Similarly, the power to amend the wakf may be reserved, but not absolute of changing the subjects of the wakf. The following condition in a wakf deed was also held valid: “If during my life, I so desire, I shall be competent to rescind or alter by a fresh wakf-nama, the provisions as to the appointment of the mutawalli other rules and procedure”.

The position of testamentary wakf is different. A testamentary wakf may be revoked by the settler at any time before his death. It is because a testamentary wakf is nothing more than a bequest and, therefore, it can be revoked like any other bequest.

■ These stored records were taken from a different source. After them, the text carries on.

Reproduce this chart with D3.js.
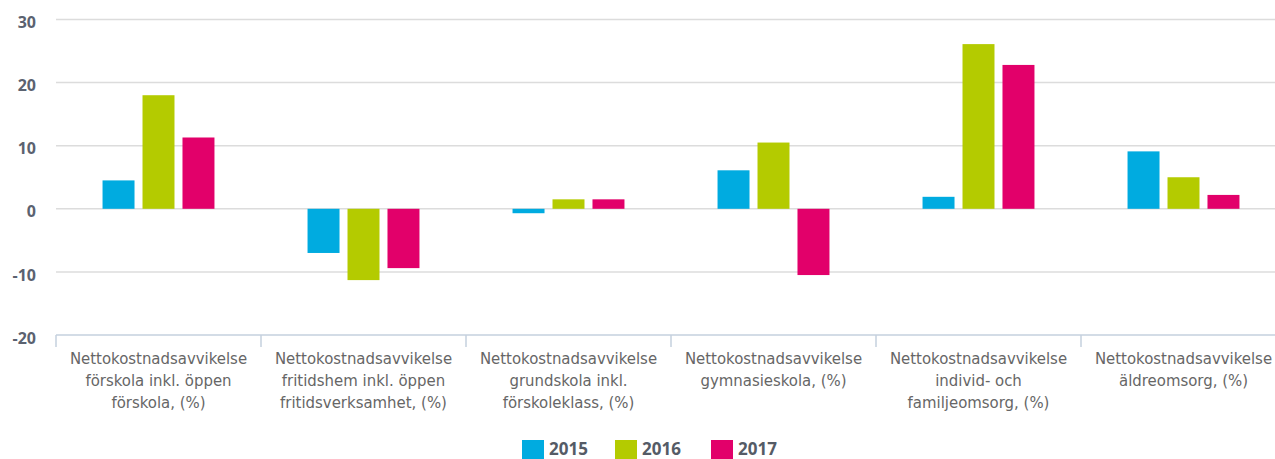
<!DOCTYPE html>
<meta charset="utf-8">
<style>
html, body { margin: 0; padding: 0; background: #fff; }
svg { display: block; }
.grid line { stroke: #dcdcdc; stroke-width: 1.5px; }
.ylab { font: bold 16px "Open Sans", sans-serif; fill: #5b6270; }
.xlab { font: 16.6px "DejaVu Sans Condensed", "DejaVu Sans", sans-serif; fill: #666; }
.legend text { font: bold 17px "Open Sans", sans-serif; fill: #555b66; }
</style>
<body><svg width="1275" height="459"></svg></body>
<script src="https://d3js.org/d3.v7.min.js"></script>
<script>

var categories = [
  ["Nettokostnadsavvikelse", "förskola inkl. öppen", "förskola, (%)"],
  ["Nettokostnadsavvikelse", "fritidshem inkl. öppen", "fritidsverksamhet, (%)"],
  ["Nettokostnadsavvikelse", "grundskola inkl.", "förskoleklass, (%)"],
  ["Nettokostnadsavvikelse", "gymnasieskola, (%)"],
  ["Nettokostnadsavvikelse", "individ- och", "familjeomsorg, (%)"],
  ["Nettokostnadsavvikelse", "äldreomsorg, (%)"]
];
var years = ["2015", "2016", "2017"];
var v2015 = [4.5, -7.0, -0.7, 6.1, 1.9, 9.1];
var v2016 = [18.0, -11.3, 1.5, 10.5, 26.1, 5.0];
var v2017 = [11.3, -9.4, 1.5, -10.5, 22.8, 2.2];
var yTicks = [-20, -10, 0, 10, 20, 30];
var colors = ["#00abe0", "#b4cb00", "#e2006a"];

var series = [v2015, v2016, v2017];

var svg = d3.select("svg");

var x0 = d3.scaleBand()
    .domain(d3.range(categories.length))
    .range([56, 1286])
    .paddingInner(0.415)
    .paddingOuter(0.2075);

var x1 = d3.scaleBand()
    .domain(d3.range(years.length))
    .range([0, x0.bandwidth()])
    .paddingInner(0.2)
    .paddingOuter(0.1);

var y = d3.scaleLinear()
    .domain([-20, 30])
    .range([335, 19.5]);

// grid
svg.append("g")
    .attr("class", "grid")
  .selectAll("line")
  .data(yTicks.filter(function(d) { return d > -20; }))
  .enter().append("line")
    .attr("x1", 56)
    .attr("x2", 1275)
    .attr("y1", function(d) { return y(d); })
    .attr("y2", function(d) { return y(d); });

// y labels
svg.append("g")
  .selectAll("text")
  .data(yTicks)
  .enter().append("text")
    .attr("class", "ylab")
    .attr("x", 36)
    .attr("y", function(d) { return y(d) + 3; })
    .attr("dy", "0.35em")
    .attr("text-anchor", "end")
    .text(function(d) { return d; });

// bars
var groups = svg.append("g")
  .selectAll("g")
  .data(categories)
  .enter().append("g")
    .attr("transform", function(d, i) { return "translate(" + x0(i) + ",0)"; });

groups.selectAll("rect")
  .data(function(d, i) { return series.map(function(s, k) { return {k: k, v: s[i]}; }); })
  .enter().append("rect")
    .attr("x", function(d) { return x1(d.k); })
    .attr("width", x1.bandwidth())
    .attr("y", function(d) { return y(Math.max(0, d.v)); })
    .attr("height", function(d) { return Math.abs(y(d.v) - y(0)); })
    .attr("fill", function(d) { return colors[d.k]; });

// x axis
var step = x0.step();
var axis = svg.append("g");
axis.append("line")
    .attr("x1", 56).attr("x2", 1275)
    .attr("y1", y(-20)).attr("y2", y(-20))
    .attr("stroke", "#c4d0de").attr("stroke-width", 1.5);
axis.selectAll(".tick")
  .data(d3.range(categories.length + 1))
  .enter().append("line")
    .attr("x1", function(i) { return 56 + i * step; })
    .attr("x2", function(i) { return 56 + i * step; })
    .attr("y1", y(-20))
    .attr("y2", y(-20) + 12)
    .attr("stroke", "#c4d0de").attr("stroke-width", 1.5);

svg.append("g")
  .selectAll("text")
  .data(categories)
  .enter().append("text")
    .attr("class", "xlab")
    .attr("text-anchor", "middle")
    .attr("transform", function(d, i) { return "translate(" + (x0(i) + x0.bandwidth() / 2) + ",364)"; })
  .selectAll("tspan")
  .data(function(d) { return d; })
  .enter().append("tspan")
    .attr("x", 0)
    .attr("y", function(d, j) { return j * 22; })
    .text(function(d) { return d; });

// legend
var legendX = [522, 615, 711];
var legend = svg.append("g").attr("class", "legend")
  .selectAll("g")
  .data(years)
  .enter().append("g")
    .attr("transform", function(d, i) { return "translate(" + legendX[i] + ",440)"; });
legend.append("rect")
    .attr("width", 22).attr("height", 19)
    .attr("fill", function(d, i) { return colors[i]; });
legend.append("text")
    .attr("x", 27).attr("y", 15)
    .text(function(d) { return d; });

</script>
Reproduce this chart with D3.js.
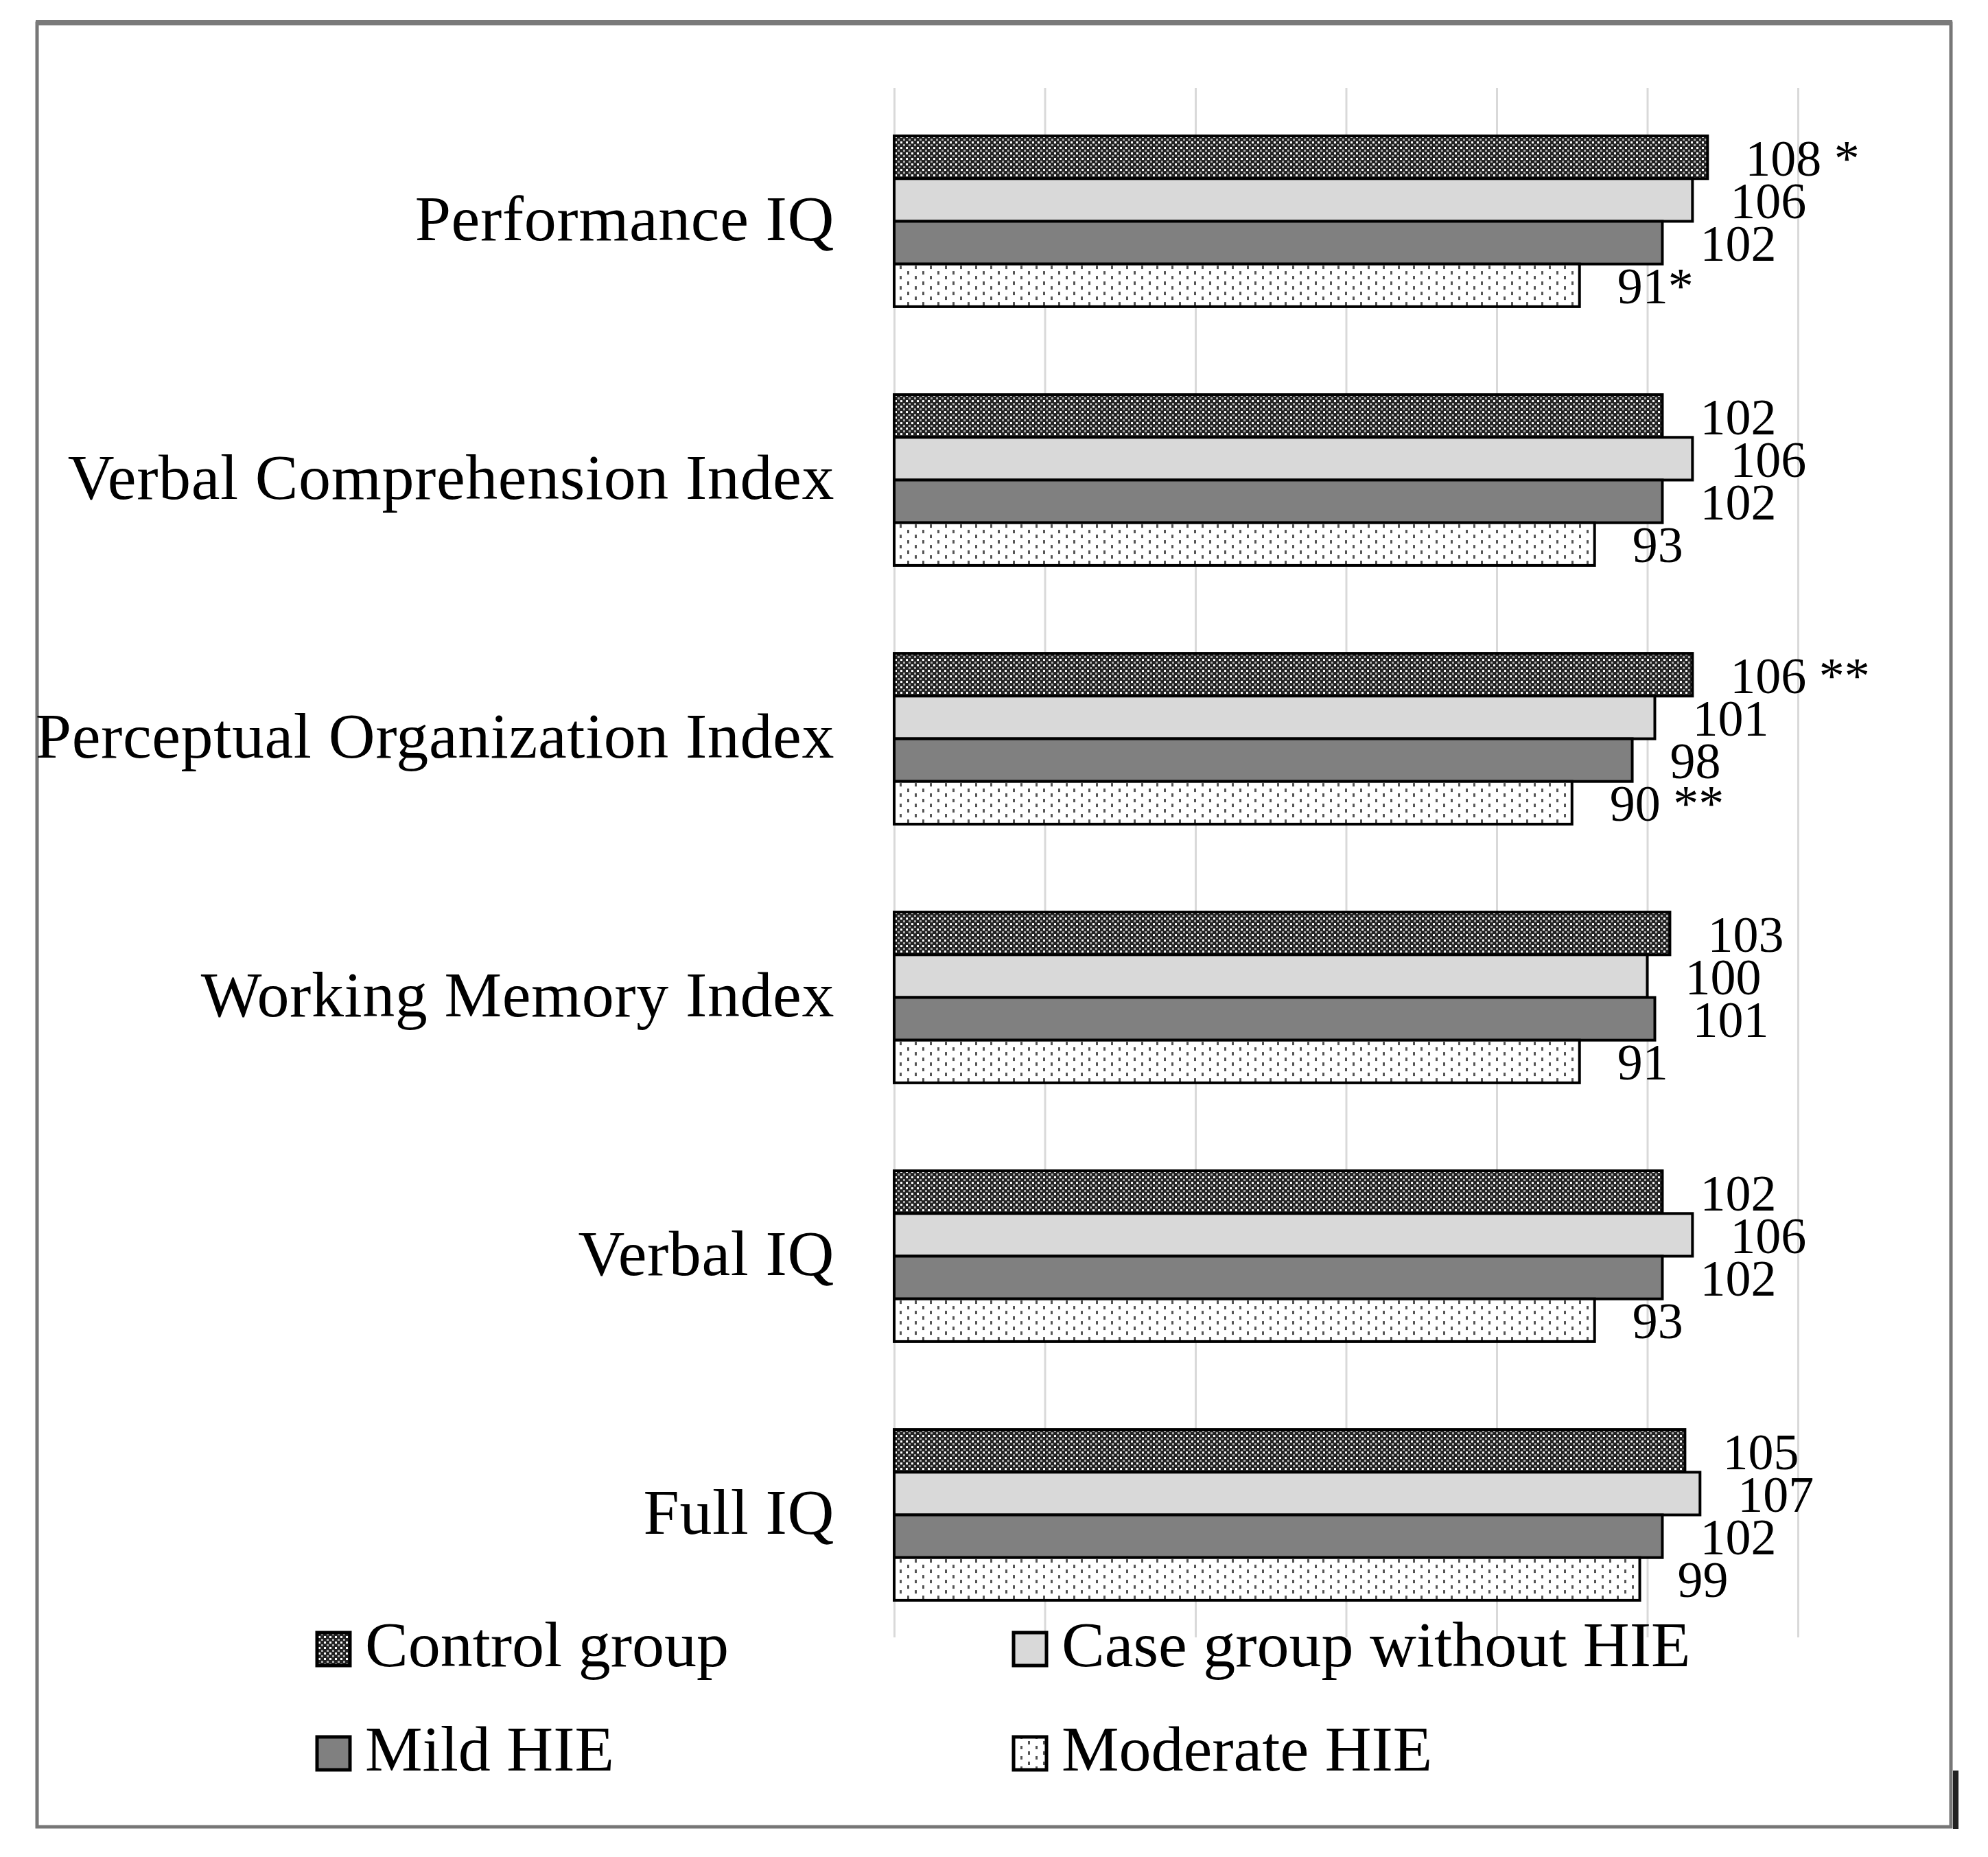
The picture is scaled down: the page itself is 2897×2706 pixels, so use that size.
<!DOCTYPE html>
<html>
<head>
<meta charset="utf-8">
<script src="https://cdn.jsdelivr.net/npm/d3@7"></script>
<style>
  html, body { margin: 0; padding: 0; background: #fff; }
  svg { display: block; }
  text { font-family: "Liberation Serif", "Times New Roman", serif; fill: #000; }
</style>
</head>
<body>
<script>
// ---- data ----
const categories = ["Performance IQ", "Verbal Comprehension Index", "Perceptual Organization Index", "Working Memory Index", "Verbal IQ", "Full IQ"];
const seriesNames = ["Control group", "Case group without HIE", "Mild HIE", "Moderate HIE"];
const controlValues  = [108, 102, 106, 103, 102, 105];
const caseValues     = [106, 106, 101, 100, 106, 107];
const mildValues     = [102, 102, 98, 101, 102, 102];
const moderateValues = [91, 93, 90, 91, 93, 99];
const controlLabels  = ["108 *", "102", "106 **", "103", "102", "105"];
const caseLabels     = ["106", "106", "101", "100", "106", "107"];
const mildLabels     = ["102", "102", "98", "101", "102", "102"];
const moderateLabels = ["91*", "93", "90 **", "91", "93", "99"];
const gridTicks = [0, 20, 40, 60, 80, 100, 120];

const seriesValues = [controlValues, caseValues, mildValues, moderateValues];
const seriesLabels = [controlLabels, caseLabels, mildLabels, moderateLabels];

const W = 2897, H = 2706;
const svg = d3.select("body").append("svg").attr("width", W).attr("height", H);
svg.append("rect").attr("width", W).attr("height", H).attr("fill", "#fff");

// ---- patterns ----
const defs = svg.append("defs");
const pc = defs.append("pattern").attr("id", "pControl").attr("patternUnits", "userSpaceOnUse")
  .attr("width", 8).attr("height", 8);
pc.append("rect").attr("width", 8).attr("height", 8).attr("fill", "#222");
pc.append("rect").attr("x", 0).attr("y", 0).attr("width", 3).attr("height", 3).attr("fill", "#fff");
pc.append("rect").attr("x", 4).attr("y", 4).attr("width", 3).attr("height", 3).attr("fill", "#aaa");

const pm = defs.append("pattern").attr("id", "pModerate").attr("patternUnits", "userSpaceOnUse")
  .attr("width", 22).attr("height", 15);
pm.append("rect").attr("width", 22).attr("height", 15).attr("fill", "#fff");
pm.append("rect").attr("x", 2).attr("y", 2).attr("width", 3).attr("height", 5).attr("fill", "#555");
pm.append("rect").attr("x", 13).attr("y", 9).attr("width", 3).attr("height", 5).attr("fill", "#555");

const fills = ["url(#pControl)", "#d9d9d9", "#808080", "url(#pModerate)"];

// ---- frame ----
svg.append("rect").attr("x", 54).attr("y", 34).attr("width", 2789).attr("height", 2628)
  .attr("fill", "none").attr("stroke", "#777").attr("stroke-width", 5);
svg.append("line").attr("x1", 52).attr("x2", 2845).attr("y1", 33).attr("y2", 33)
  .attr("stroke", "#7a7a7a").attr("stroke-width", 8);
svg.append("rect").attr("x", 2846).attr("y", 2580).attr("width", 8).attr("height", 85).attr("fill", "#222");

// ---- scales ----
const x = d3.scaleLinear().domain([0, 120]).range([1303, 2620]);
const y0 = d3.scaleBand().domain(categories).range([134, 2396]).paddingInner(0.34).paddingOuter(0.17);
const y1 = d3.scaleBand().domain(seriesNames).range([0, y0.bandwidth()]);

// ---- gridlines ----
const gridTop = 128, gridBottom = 2386;
const grid = svg.append("g").attr("transform", `translate(0,${gridTop})`)
  .call(d3.axisTop(x).tickValues(gridTicks).tickSize(-(gridBottom - gridTop)).tickFormat(""));
grid.select(".domain").remove();
grid.selectAll(".tick line").attr("stroke", "#d9d9d9").attr("stroke-width", 3);

// ---- bars ----
const groups = svg.append("g").selectAll("g").data(categories).join("g")
  .attr("transform", d => `translate(0,${y0(d)})`);

groups.each(function(cat, ci) {
  const g = d3.select(this);
  seriesNames.forEach((s, si) => {
    const v = seriesValues[si][ci];
    g.append("rect")
      .attr("x", x(0)).attr("y", y1(s))
      .attr("width", x(v) - x(0)).attr("height", y1.bandwidth())
      .attr("fill", fills[si]).attr("stroke", "#000").attr("stroke-width", 4);
  });
});
groups.each(function(cat, ci) {
  const g = d3.select(this);
  seriesNames.forEach((s, si) => {
    const v = seriesValues[si][ci];
    g.append("text")
      .attr("x", x(v) + 55).attr("y", y1(s) + y1.bandwidth() / 2)
      .attr("dy", "0.36em")
      .attr("font-size", 74)
      .text(seriesLabels[si][ci]);
  });
});

// ---- category labels ----
svg.append("g").selectAll("text").data(categories).join("text")
  .attr("x", 1216).attr("y", d => y0(d) + y0.bandwidth() / 2)
  .attr("dy", "0.29em").attr("text-anchor", "end")
  .attr("font-size", 94).attr("letter-spacing", 0.6).text(d => d);

// ---- legend ----
const legendPos = [
  { mx: 462, base: 2428 }, { mx: 1477, base: 2428 },
  { mx: 462, base: 2580 }, { mx: 1477, base: 2580 }
];
const lg = svg.append("g").selectAll("g").data(seriesNames).join("g");
lg.append("rect")
  .attr("x", (d, i) => legendPos[i].mx).attr("y", (d, i) => legendPos[i].base - 49)
  .attr("width", 48).attr("height", 48)
  .attr("fill", (d, i) => fills[i]).attr("stroke", "#000").attr("stroke-width", 5);
lg.append("text")
  .attr("x", (d, i) => legendPos[i].mx + 70).attr("y", (d, i) => legendPos[i].base)
  .attr("font-size", 94).text(d => d);
</script>
</body>
</html>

A testamentary wakf comes into existence only after the death of the wakif. For the same reason, a testamentary wakf is not invalid on the ground that the deed contains a clause under which it is stipulated that the wakf will not come into existence if the wakif is blessed with a child.

Wakf properties are inalienable:

It is a concomitant to the doctrine of permanency of wakfs that once the properties are dedicated to God, they cannot be alienated. However, this rule is not absolute, and in certain circumstances, it is permissible that a mutawalli may alienate the wakf properties; a mutawalli may sell or grant a lease of the wakf properties, with the prior permission of the court.

When a wakf-nama allows a mutawalli to sell wakf properties in certain circumstances, then the mutawalli has the power to alienate wakf properties in those circumstances. This aspect of the matter has been discussed under the head, “Mutawalli’s power of alienation”.

Muslim law recognizes not merely public wakfs but also family wakfs or private wakfs. Under Muslim law a wakf may also come into existence by immemorial usage. Besides these, Muslim law recognizes certain special religious institutions for which wakfs also be made.